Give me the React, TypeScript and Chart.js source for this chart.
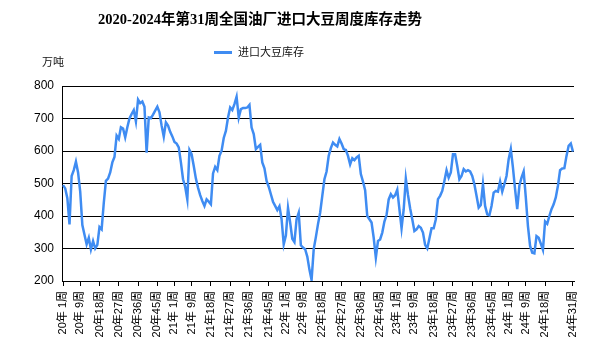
import React, { useEffect, useRef } from 'react';
import { Chart, registerables } from 'chart.js';

Chart.register(...registerables);

const titleText = '2020-2024年第31周全国油厂进口大豆周度库存走势';
const seriesName = '进口大豆库存';
const unitText = '万吨';

const years = [20, 21, 22, 23, 24];
const weeksPerYear = [52, 52, 52, 52, 31];

const stock2020 = [
  495, 485, 455, 374, 523, 541, 567, 534, 475, 372, 342, 313, 333, 297, 323, 300, 311, 366, 359, 440,
  508, 515, 534, 565, 582, 647, 637, 673, 669, 642, 673, 700, 714, 726, 691, 758, 747, 752, 736, 595,
  703, 701, 712, 724, 736, 719, 678, 644, 688, 678, 659, 645,
];
const stock2021 = [
  628, 623, 611, 565, 513, 490, 451, 603, 590, 554, 515, 487, 464, 446, 431, 451, 444, 436, 531, 551,
  541, 585, 601, 640, 662, 703, 734, 726, 744, 767, 703, 729, 732, 732, 734, 742, 672, 652, 606, 613,
  619, 565, 547, 508, 490, 467, 444, 431, 418, 430, 390, 313,
];
const stock2022 = [
  340, 425, 380, 330, 320, 390, 410, 310, 303, 298, 275, 235, 203, 298, 335, 375, 410, 462, 513, 537,
  585, 609, 626, 619, 614, 637, 623, 606, 603, 585, 559, 578, 572, 580, 585, 529, 506, 479, 400, 390,
  380, 333, 272, 323, 328, 349, 383, 403, 451, 467, 457, 464,
];
const stock2023 = [
  481, 421, 362, 420, 515, 465, 424, 390, 354, 359, 369, 364, 349, 311, 300, 331, 362, 362, 390, 452,
  462, 477, 508, 541, 518, 534, 590, 590, 554, 513, 523, 544, 537, 541, 537, 523, 498, 462, 426, 434,
  498, 431, 405, 402, 431, 472, 477, 475, 506, 475, 498, 523,
];
const stock2024 = [
  575, 606, 549, 482, 421, 493, 518, 537, 457, 369, 308, 287, 285, 338, 333, 315, 296, 383, 376, 400,
  421, 436, 457, 493, 541, 546, 547, 585, 616, 623, 598,
];

const tickLabels = [
  '20年 1周', '20年 9周', '20年18周', '20年27周', '20年36周', '20年45周',
  '21年 1周', '21年 9周', '21年18周', '21年27周', '21年36周', '21年45周',
  '22年 1周', '22年 9周', '22年18周', '22年27周', '22年36周', '22年45周',
  '23年 1周', '23年 9周', '23年18周', '23年27周', '23年36周', '23年45周',
  '24年 1周', '24年 9周', '24年18周', '24年31周',
];

const lineColor = '#3f8cf2';

function buildLabels(): string[] {
  const out: string[] = [];
  years.forEach((y, k) => {
    for (let w = 1; w <= weeksPerYear[k]; w++) {
      out.push(`${y}年${w < 10 ? ' ' : ''}${w}周`);
    }
  });
  return out;
}

const overlayPlugin = {
  id: 'overlayText',
  afterDraw(chart: any) {
    const ctx = chart.ctx as CanvasRenderingContext2D;
    ctx.save();
    ctx.fillStyle = '#000';
    ctx.font = 'bold 14.5px "Liberation Serif", "Noto Sans CJK SC", serif';
    ctx.textAlign = 'center';
    ctx.textBaseline = 'middle';
    ctx.fillText(titleText, 260, 20);

    ctx.strokeStyle = lineColor;
    ctx.lineWidth = 3;
    ctx.beginPath();
    ctx.moveTo(214, 52.5);
    ctx.lineTo(232, 52.5);
    ctx.stroke();

    ctx.fillStyle = '#111';
    ctx.font = '11px "Noto Sans CJK SC", sans-serif';
    ctx.textAlign = 'left';
    ctx.fillText(seriesName, 238, 52);
    ctx.fillText(unitText, 42, 62);
    ctx.restore();
  },
};

export default function App() {
  const ref = useRef<HTMLCanvasElement | null>(null);

  useEffect(() => {
    document.body.style.margin = '0';
    const labels = buildLabels();
    const values = [...stock2020, ...stock2021, ...stock2022, ...stock2023, ...stock2024];
    const shown = new Set(tickLabels);
    const chart = new Chart(ref.current as HTMLCanvasElement, {
      type: 'line',
      data: {
        labels,
        datasets: [
          {
            label: seriesName,
            data: values,
            borderColor: lineColor,
            backgroundColor: lineColor,
            borderWidth: 2.5,
            pointRadius: 0,
            tension: 0,
          },
        ],
      },
      options: {
        animation: false,
        responsive: false,
        devicePixelRatio: 1,
        layout: { padding: { top: 86, right: 26, left: 0, bottom: 0 } },
        plugins: {
          legend: { display: false },
          title: { display: false },
          tooltip: { enabled: false },
        },
        scales: {
          x: {
            type: 'category',
            offset: true,
            afterBuildTicks: (scale: any) => {
              scale.ticks = scale.ticks.filter((t: any) => shown.has(labels[t.value]));
            },
            afterFit: (scale: any) => {
              scale.height = 79;
            },
            grid: {
              drawOnChartArea: false,
              drawTicks: true,
              tickLength: 5,
              tickColor: '#000',
              offset: false,
            },
            border: { color: '#000', width: 1 },
            ticks: {
              autoSkip: false,
              minRotation: 90,
              maxRotation: 90,
              padding: 5,
              color: '#000',
              font: { family: '"Liberation Sans", "Noto Sans CJK SC", sans-serif', size: 11 },
            },
          },
          y: {
            min: 200,
            max: 800,
            afterFit: (scale: any) => {
              scale.width = 62;
            },
            grid: {
              color: '#000',
              lineWidth: 1,
              drawTicks: false,
            },
            border: { color: '#000', width: 1 },
            ticks: {
              stepSize: 100,
              padding: 8,
              color: '#000',
              font: { family: '"Liberation Sans", sans-serif', size: 12 },
            },
          },
        },
      },
      plugins: [overlayPlugin],
    } as any);
    return () => chart.destroy();
  }, []);

  return <canvas ref={ref} width={600} height={360} style={{ display: 'block', width: 600, height: 360 }} />;
}
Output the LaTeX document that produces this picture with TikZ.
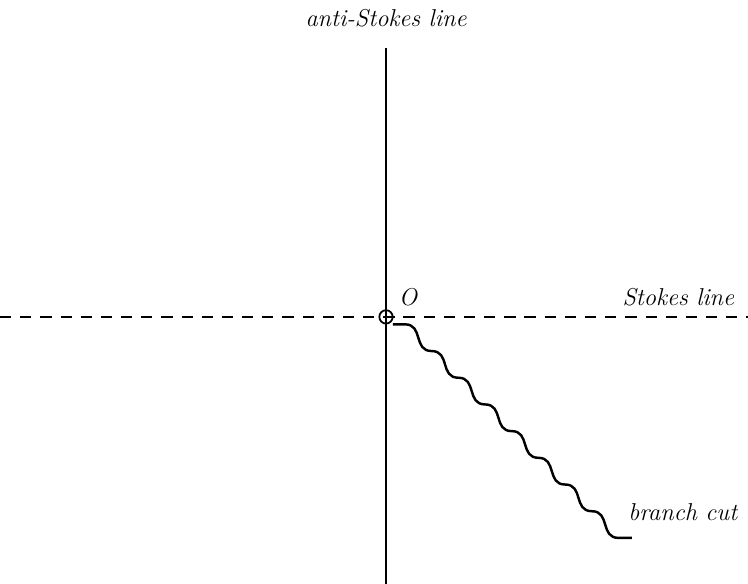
\documentclass[tikz,border=0pt]{standalone}
\usetikzlibrary{positioning}

\tikzset{
  axis/.style={line width=2.8pt},
  stokes/.style={line width=2.8pt, dash pattern=on 12pt off 9.5pt},
  cutline/.style={line width=2.6pt},
  lab/.style={font=\fontsize{26}{30}\selectfont\itshape, inner sep=2pt}
}

\begin{document}
\begin{tikzpicture}
\useasboundingbox (-14.46,-10.0) rectangle (13.56,11.87);

% axes
\coordinate (top) at (0,10.07);
\coordinate (bot) at (0,-10.0);
\coordinate (left) at (-14.46,0);
\coordinate (right) at (13.56,0);
\draw[axis] (top) -- (bot);
\draw[stokes] (left) -- (right);

\node[circle, draw, line width=1.9pt, minimum size=0.5cm, inner sep=0pt] (O) at (0,0) {};

\node[lab] (anti) at (0,11.2) {anti-Stokes line};
\node[lab] (olab) at (0.82,0.72) {O};
\node[lab] (stk) at (10.95,0.72) {Stokes line};

% branch cut
\coordinate (cutstart) at (0.26,-0.28);
\draw[cutline] (cutstart) -- ++(0.45,0)
  \foreach \k in {1,...,8}
  {
    .. controls +(0.7,0) and +(-0.7,0) .. ++(1,-1)
  }
  -- ++(0.5,0) coordinate (cutend);
\node[lab, anchor=west] (cut) at (9.0,-7.3) {branch cut};
\end{tikzpicture}
\end{document}
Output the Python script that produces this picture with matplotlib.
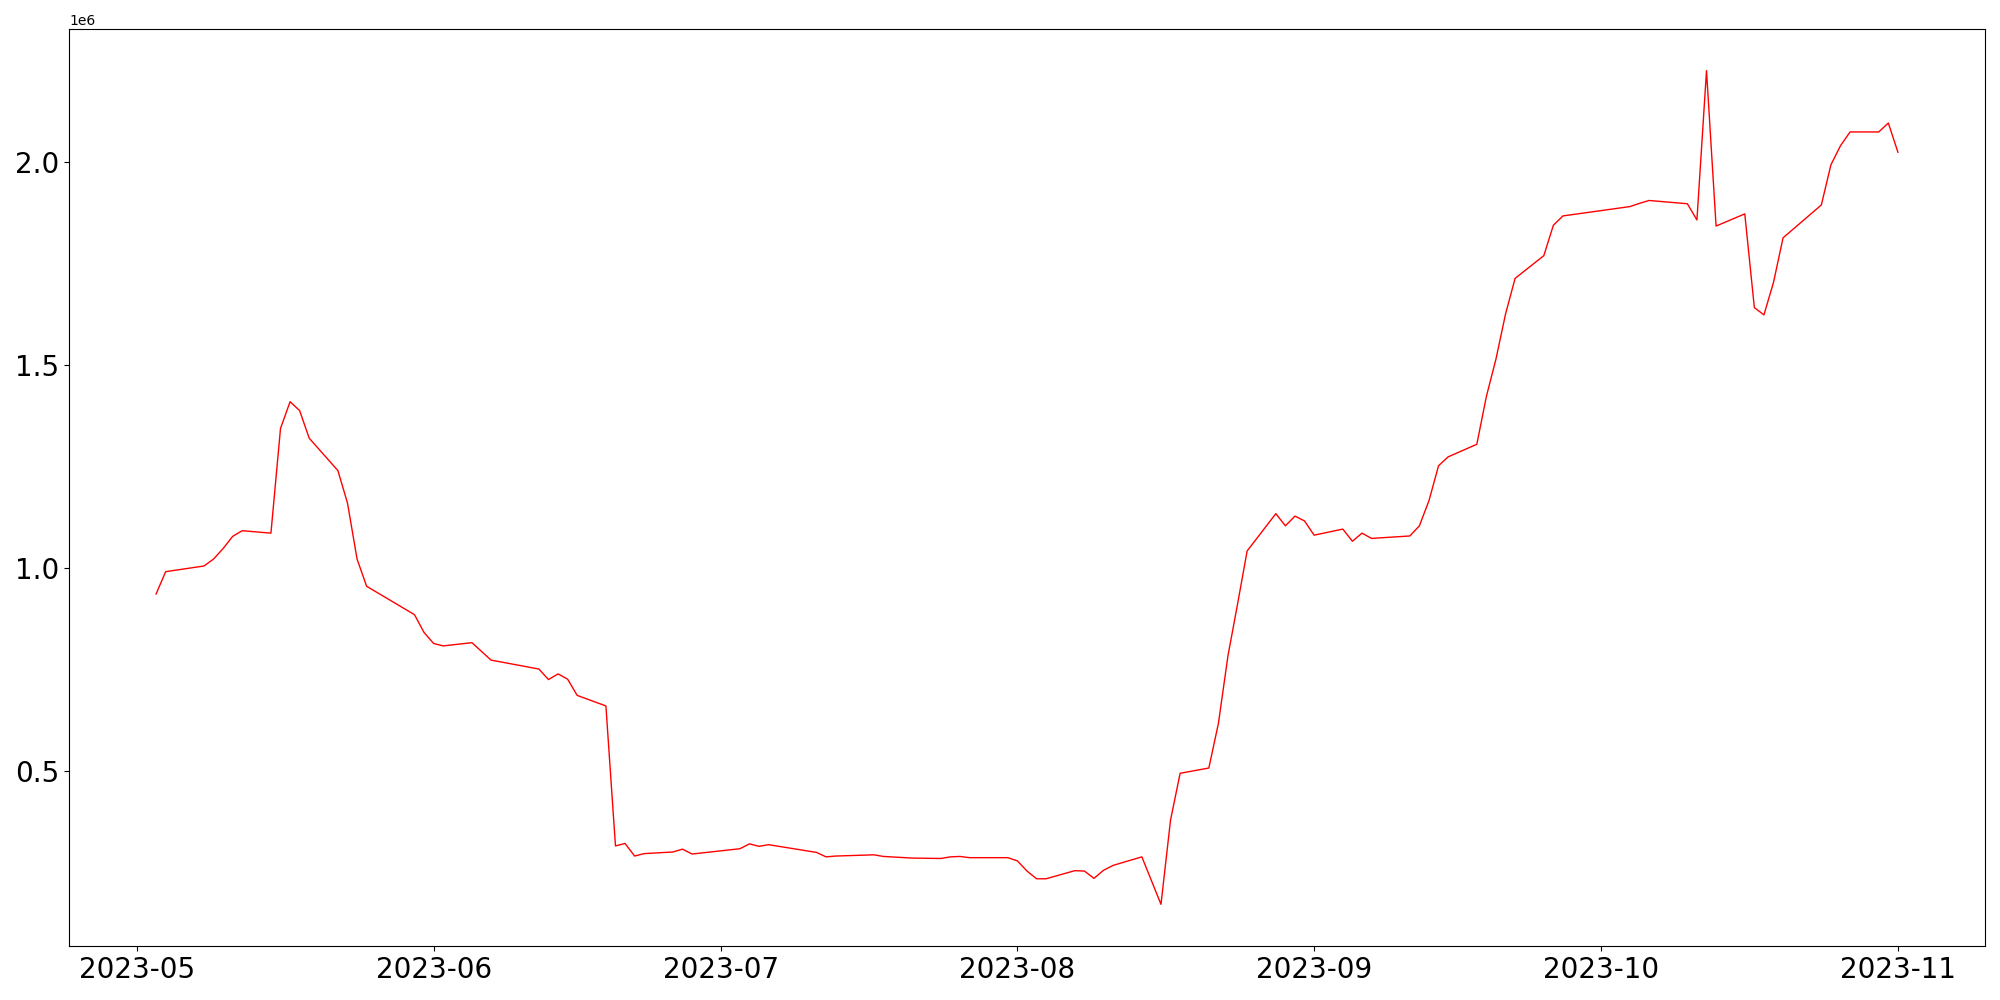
import matplotlib.pyplot as plt
import pandas as pd

# ---- data ----
dates = [
    '2023-05-03', '2023-05-04', '2023-05-08', '2023-05-09', '2023-05-10',
    '2023-05-11', '2023-05-12', '2023-05-15', '2023-05-16', '2023-05-17',
    '2023-05-18', '2023-05-19', '2023-05-22', '2023-05-23', '2023-05-24',
    '2023-05-25', '2023-05-30', '2023-05-31', '2023-06-01', '2023-06-02',
    '2023-06-05', '2023-06-07', '2023-06-12', '2023-06-13', '2023-06-14',
    '2023-06-15', '2023-06-16', '2023-06-19', '2023-06-20', '2023-06-21',
    '2023-06-22', '2023-06-23', '2023-06-26', '2023-06-27', '2023-06-28',
    '2023-07-03', '2023-07-04', '2023-07-05', '2023-07-06', '2023-07-11',
    '2023-07-12', '2023-07-13', '2023-07-17', '2023-07-18', '2023-07-21',
    '2023-07-24', '2023-07-25', '2023-07-26', '2023-07-27', '2023-07-31',
    '2023-08-01', '2023-08-02', '2023-08-03', '2023-08-04', '2023-08-07',
    '2023-08-08', '2023-08-09', '2023-08-10', '2023-08-11', '2023-08-14',
    '2023-08-16', '2023-08-17', '2023-08-18', '2023-08-21', '2023-08-22',
    '2023-08-23', '2023-08-24', '2023-08-25', '2023-08-28', '2023-08-29',
    '2023-08-30', '2023-08-31', '2023-09-01', '2023-09-04', '2023-09-05',
    '2023-09-06', '2023-09-07', '2023-09-11', '2023-09-12', '2023-09-13',
    '2023-09-14', '2023-09-15', '2023-09-18', '2023-09-19', '2023-09-20',
    '2023-09-21', '2023-09-22', '2023-09-25', '2023-09-26', '2023-09-27',
    '2023-10-04', '2023-10-05', '2023-10-06', '2023-10-10', '2023-10-11',
    '2023-10-12', '2023-10-13', '2023-10-16', '2023-10-17', '2023-10-18',
    '2023-10-19', '2023-10-20', '2023-10-24', '2023-10-25', '2023-10-26',
    '2023-10-27', '2023-10-30', '2023-10-31', '2023-11-01',
]
values = [
    936000, 991000, 1005000, 1022000, 1048000,
    1078000, 1092000, 1086000, 1344000, 1410000,
    1388000, 1320000, 1240000, 1160000, 1022000,
    955000, 885000, 841000, 814000, 808000,
    816000, 773000, 751000, 725000, 739000,
    726000, 686000, 660000, 315000, 321000,
    290000, 296000, 300000, 307000, 295000,
    308000, 320000, 314000, 318000, 299000,
    288000, 290000, 293000, 289000, 285000,
    284000, 288000, 289000, 286000, 286000,
    278000, 253000, 234000, 234000, 254000,
    253000, 235000, 255000, 267000, 288000,
    171000, 379000, 494000, 507000, 617000,
    784000, 911000, 1042000, 1134000, 1104000,
    1128000, 1116000, 1081000, 1096000, 1066000,
    1086000, 1073000, 1079000, 1104000, 1166000,
    1252000, 1274000, 1305000, 1423000, 1515000,
    1626000, 1714000, 1770000, 1845000, 1868000,
    1891000, 1899000, 1906000, 1898000, 1858000,
    2226000, 1843000, 1873000, 1642000, 1624000,
    1704000, 1814000, 1895000, 1994000, 2041000,
    2075000, 2075000, 2097000, 2025000,
]

dates = pd.to_datetime(dates)

# ---- 描画 ----
fig, ax = plt.subplots(figsize=(20, 10), dpi=100)
fig.subplots_adjust(left=0.0345, right=0.9925, top=0.971, bottom=0.054)

ax.plot(dates, values, color='red', linewidth=1.0)

plt.xticks(fontsize=20)
plt.yticks(fontsize=20)

plt.savefig("out.png", dpi=100)
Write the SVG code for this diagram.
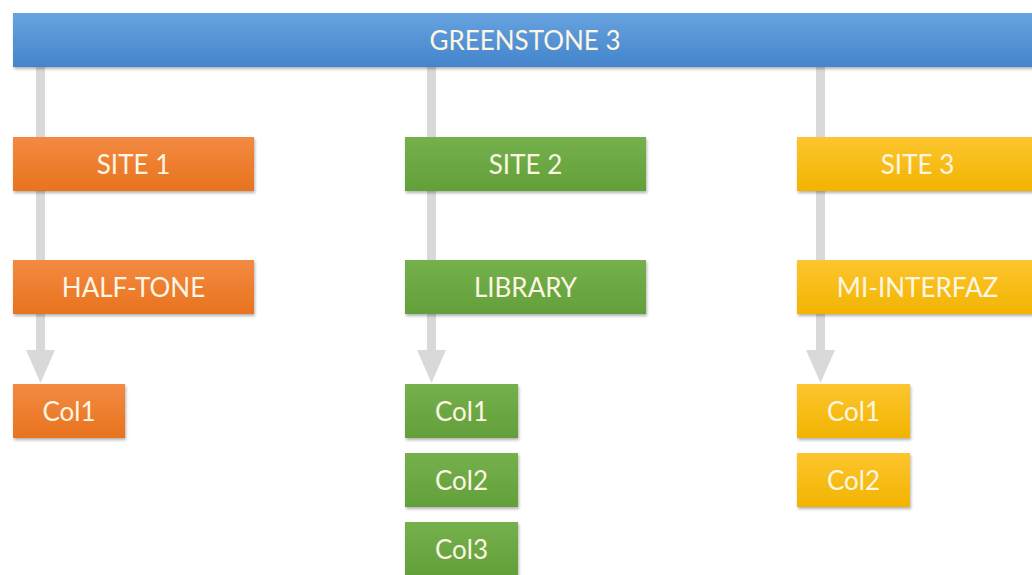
<svg xmlns="http://www.w3.org/2000/svg" width="1032" height="575" viewBox="0 0 1032 575">
<defs>
<linearGradient id="gBlue" x1="0" y1="0" x2="0" y2="1"><stop offset="0" stop-color="#67a3df"/><stop offset="1" stop-color="#4484cc"/></linearGradient>
<linearGradient id="gOrange" x1="0" y1="0" x2="0" y2="1"><stop offset="0" stop-color="#f38a42"/><stop offset="1" stop-color="#e8731e"/></linearGradient>
<linearGradient id="gGreen" x1="0" y1="0" x2="0" y2="1"><stop offset="0" stop-color="#75b04c"/><stop offset="1" stop-color="#62a03a"/></linearGradient>
<linearGradient id="gYellow" x1="0" y1="0" x2="0" y2="1"><stop offset="0" stop-color="#fdc52f"/><stop offset="1" stop-color="#f2b400"/></linearGradient>
<filter id="sh" x="-5%" y="-10%" width="115%" height="140%"><feDropShadow dx="1" dy="2" stdDeviation="1.5" flood-color="#000" flood-opacity="0.3"/></filter>
</defs>
<style>
text{font-family:"Lato","Open Sans","Liberation Sans",sans-serif;font-size:26px;fill:#fdf6e3;text-anchor:middle;dominant-baseline:central}
.b{filter:url(#sh)}
.o{fill:url(#gOrange)}.g{fill:url(#gGreen)}.y{fill:url(#gYellow)}
.c{fill:#d9d9d9}
</style>
<g id="connectors">
<rect class="c" x="36" y="67" width="9" height="285"/>
<polygon class="c" points="26,350 55,350 40.5,383"/>
<rect class="c" x="427" y="67" width="9" height="285"/>
<polygon class="c" points="417,350 446,350 431.5,383"/>
<rect class="c" x="816" y="67" width="9" height="285"/>
<polygon class="c" points="806,350 835,350 820.5,383"/>
</g>
<g id="greenstone"><rect class="b" x="13" y="13" width="1030" height="54" fill="url(#gBlue)"/><text x="525" y="40">GREENSTONE 3</text></g>
<g id="site1"><rect class="b o" x="13" y="137" width="241" height="54"/><text x="133.5" y="164">SITE 1</text></g>
<g id="halftone"><rect class="b o" x="13" y="260" width="241" height="54"/><text x="133.5" y="287">HALF-TONE</text></g>
<g id="s1col1"><rect class="b o" x="13" y="384" width="112" height="54"/><text x="69" y="411">Col1</text></g>
<g id="site2"><rect class="b g" x="405" y="137" width="241" height="54"/><text x="525.5" y="164">SITE 2</text></g>
<g id="library"><rect class="b g" x="405" y="260" width="241" height="54"/><text x="525.5" y="287">LIBRARY</text></g>
<g id="s2col1"><rect class="b g" x="405" y="384" width="113" height="54"/><text x="461.5" y="411">Col1</text></g>
<g id="s2col2"><rect class="b g" x="405" y="453" width="113" height="54"/><text x="461.5" y="480">Col2</text></g>
<g id="s2col3"><rect class="b g" x="405" y="522" width="113" height="54"/><text x="461.5" y="549">Col3</text></g>
<g id="site3"><rect class="b y" x="797" y="137" width="241" height="54"/><text x="917.5" y="164">SITE 3</text></g>
<g id="miinterfaz"><rect class="b y" x="797" y="260" width="241" height="54"/><text x="917.5" y="287">MI-INTERFAZ</text></g>
<g id="s3col1"><rect class="b y" x="797" y="384" width="113" height="54"/><text x="853.5" y="411">Col1</text></g>
<g id="s3col2"><rect class="b y" x="797" y="453" width="113" height="54"/><text x="853.5" y="480">Col2</text></g>
</svg>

◇ ◇ ◇ ◇ ◇ ◇ ◇

* [Description of the task]: List every line in the records above that contains the word "produces".

* [Task response]:
Output the LaTeX document that produces this picture with TikZ.
Output the Python script that produces this picture with matplotlib.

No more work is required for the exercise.